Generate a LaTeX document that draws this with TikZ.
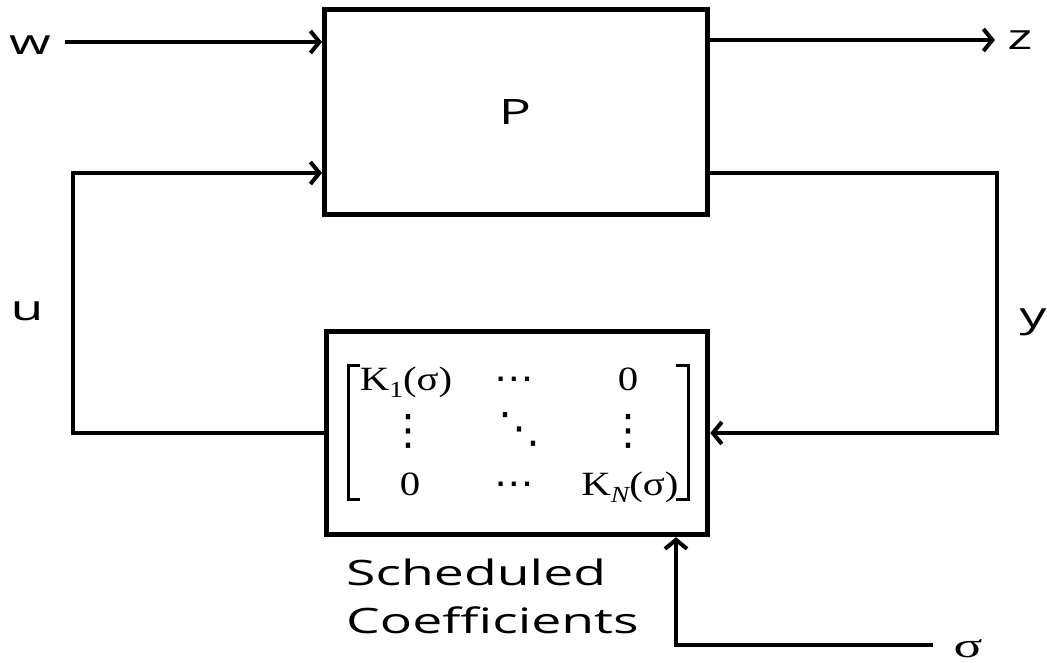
\documentclass[tikz,border=0pt]{standalone}
\usepackage{fontspec}
\setmainfont{Open Sans}
\newfontfamily\sigfont{Liberation Serif}
\newfontfamily\dotfont{DejaVu Sans}
\usetikzlibrary{arrows.meta}
\tikzset{
  blk/.style={draw=black, line width=5pt, rectangle, inner sep=0pt},
  wire/.style={line width=4.2pt, line join=miter},
  arr/.style={wire, -{Straight Barb[length=9pt,width=22pt,line width=4pt]}},
  lbl/.style={inner sep=0pt, anchor=base, font=\fontsize{35}{42}\selectfont},
  ent/.style={inner sep=0pt, anchor=base},
  brk/.style={line width=3pt}
}
\newcommand{\wide}[1]{\scalebox{1.53}[1]{#1}}
\newcommand{\mx}[1]{\scalebox{1.2}[1]{\fontsize{34}{40}\selectfont\sigfont #1}}
\newcommand{\md}[1]{\scalebox{1.1}[1]{\fontsize{36}{42}\selectfont\dotfont #1}}
\newcommand{\mv}[1]{\fontsize{42}{48}\selectfont\dotfont #1}
\newcommand{\sub}[1]{\raisebox{-0.22em}{\fontsize{23}{23}\selectfont #1}}
\begin{document}
\begin{tikzpicture}[x=1pt,y=-1pt]
\useasboundingbox (0,0) rectangle (1047,663);
% blocks
\node[blk, minimum width=383pt, minimum height=205pt] (P) at (516,112) {};
\node[blk, line width=5.5pt, minimum width=381pt, minimum height=203pt] (K) at (517,433) {};
\node[inner sep=0pt] (Pt) at (515,112) {\fontsize{35}{42}\selectfont\wide{P}};
% matrix
\draw[brk] (360,365) -- (348,365) -- (348,499) -- (360,499);
\draw[brk] (676,365) -- (688,365) -- (688,499) -- (676,499);
\node[ent] (m11) at (406,390) {\mx{K\sub{1}(σ)}};
\node[ent] (m12) at (514,390) {\md{⋯}};
\node[ent] (m13) at (628,390) {\mx{0}};
\node[ent] (m21) at (408,444) {\mv{⋮}};
\node[ent] (m22) at (519,442) {\mv{⋱}};
\node[ent] (m23) at (628,444) {\mv{⋮}};
\node[ent] (m31) at (410,495) {\mx{0}};
\node[ent] (m32) at (514,495) {\md{⋯}};
\node[ent] (m33) at (630,495) {\mx{K\sub{\itshape N}(σ)}};
% labels
\node[lbl] (w) at (30,55) {\wide{w}};
\node[lbl] (z) at (1020,50) {\wide{z}};
\node[lbl] (u) at (27,320) {\wide{u}};
\node[lbl] (y) at (1033,327) {\wide{y}};
\node[lbl] (s) at (968,657) {\wide{\sigfont σ}};
\node[lbl, anchor=base west] (sc1) at (346,585) {\wide{Scheduled}};
\node[lbl, anchor=base west] (sc2) at (346,633) {\wide{Coefficients}};
% coordinates
\coordinate (w0) at (65,42);
\coordinate (z1) at (995,40);
\coordinate (uL) at (73,433);
\coordinate (uT) at (73,173);
\coordinate (yR) at (997,173);
\coordinate (yB) at (997,433);
\coordinate (s0) at (933,645);
\coordinate (sC) at (676,645);
% connectors
\draw[arr] (w0) -- (w0 -| P.west);
\draw[arr] (z1 -| P.east) -- (z1);
\draw[arr] (uL -| K.west) -- (uL) -- (uT) -- (uT -| P.west);
\draw[arr] (yR -| P.east) -- (yR) -- (yB) -- (yB -| K.east);
\draw[arr] (s0) -- (sC) -- (sC |- K.south);
\end{tikzpicture}
\end{document}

§

== Exercise ==
Repeat the listing above exactly, with no pictures.

== Solution to the problem ==
Generate a LaTeX document that draws this with TikZ.
\documentclass[tikz,border=0pt]{standalone}
\usepackage{fontspec}
\setmainfont{Open Sans}
\newfontfamily\sigfont{Liberation Serif}
\newfontfamily\dotfont{DejaVu Sans}
\usetikzlibrary{arrows.meta}
\tikzset{
  blk/.style={draw=black, line width=5pt, rectangle, inner sep=0pt},
  wire/.style={line width=4.2pt, line join=miter},
  arr/.style={wire, -{Straight Barb[length=9pt,width=22pt,line width=4pt]}},
  lbl/.style={inner sep=0pt, anchor=base, font=\fontsize{35}{42}\selectfont},
  ent/.style={inner sep=0pt, anchor=base},
  brk/.style={line width=3pt}
}
\newcommand{\wide}[1]{\scalebox{1.53}[1]{#1}}
\newcommand{\mx}[1]{\scalebox{1.2}[1]{\fontsize{34}{40}\selectfont\sigfont #1}}
\newcommand{\md}[1]{\scalebox{1.1}[1]{\fontsize{36}{42}\selectfont\dotfont #1}}
\newcommand{\mv}[1]{\fontsize{42}{48}\selectfont\dotfont #1}
\newcommand{\sub}[1]{\raisebox{-0.22em}{\fontsize{23}{23}\selectfont #1}}
\begin{document}
\begin{tikzpicture}[x=1pt,y=-1pt]
\useasboundingbox (0,0) rectangle (1047,663);
% blocks
\node[blk, minimum width=383pt, minimum height=205pt] (P) at (516,112) {};
\node[blk, line width=5.5pt, minimum width=381pt, minimum height=203pt] (K) at (517,433) {};
\node[inner sep=0pt] (Pt) at (515,112) {\fontsize{35}{42}\selectfont\wide{P}};
% matrix
\draw[brk] (360,365) -- (348,365) -- (348,499) -- (360,499);
\draw[brk] (676,365) -- (688,365) -- (688,499) -- (676,499);
\node[ent] (m11) at (406,390) {\mx{K\sub{1}(σ)}};
\node[ent] (m12) at (514,390) {\md{⋯}};
\node[ent] (m13) at (628,390) {\mx{0}};
\node[ent] (m21) at (408,444) {\mv{⋮}};
\node[ent] (m22) at (519,442) {\mv{⋱}};
\node[ent] (m23) at (628,444) {\mv{⋮}};
\node[ent] (m31) at (410,495) {\mx{0}};
\node[ent] (m32) at (514,495) {\md{⋯}};
\node[ent] (m33) at (630,495) {\mx{K\sub{\itshape N}(σ)}};
% labels
\node[lbl] (w) at (30,55) {\wide{w}};
\node[lbl] (z) at (1020,50) {\wide{z}};
\node[lbl] (u) at (27,320) {\wide{u}};
\node[lbl] (y) at (1033,327) {\wide{y}};
\node[lbl] (s) at (968,657) {\wide{\sigfont σ}};
\node[lbl, anchor=base west] (sc1) at (346,585) {\wide{Scheduled}};
\node[lbl, anchor=base west] (sc2) at (346,633) {\wide{Coefficients}};
% coordinates
\coordinate (w0) at (65,42);
\coordinate (z1) at (995,40);
\coordinate (uL) at (73,433);
\coordinate (uT) at (73,173);
\coordinate (yR) at (997,173);
\coordinate (yB) at (997,433);
\coordinate (s0) at (933,645);
\coordinate (sC) at (676,645);
% connectors
\draw[arr] (w0) -- (w0 -| P.west);
\draw[arr] (z1 -| P.east) -- (z1);
\draw[arr] (uL -| K.west) -- (uL) -- (uT) -- (uT -| P.west);
\draw[arr] (yR -| P.east) -- (yR) -- (yB) -- (yB -| K.east);
\draw[arr] (s0) -- (sC) -- (sC |- K.south);
\end{tikzpicture}
\end{document}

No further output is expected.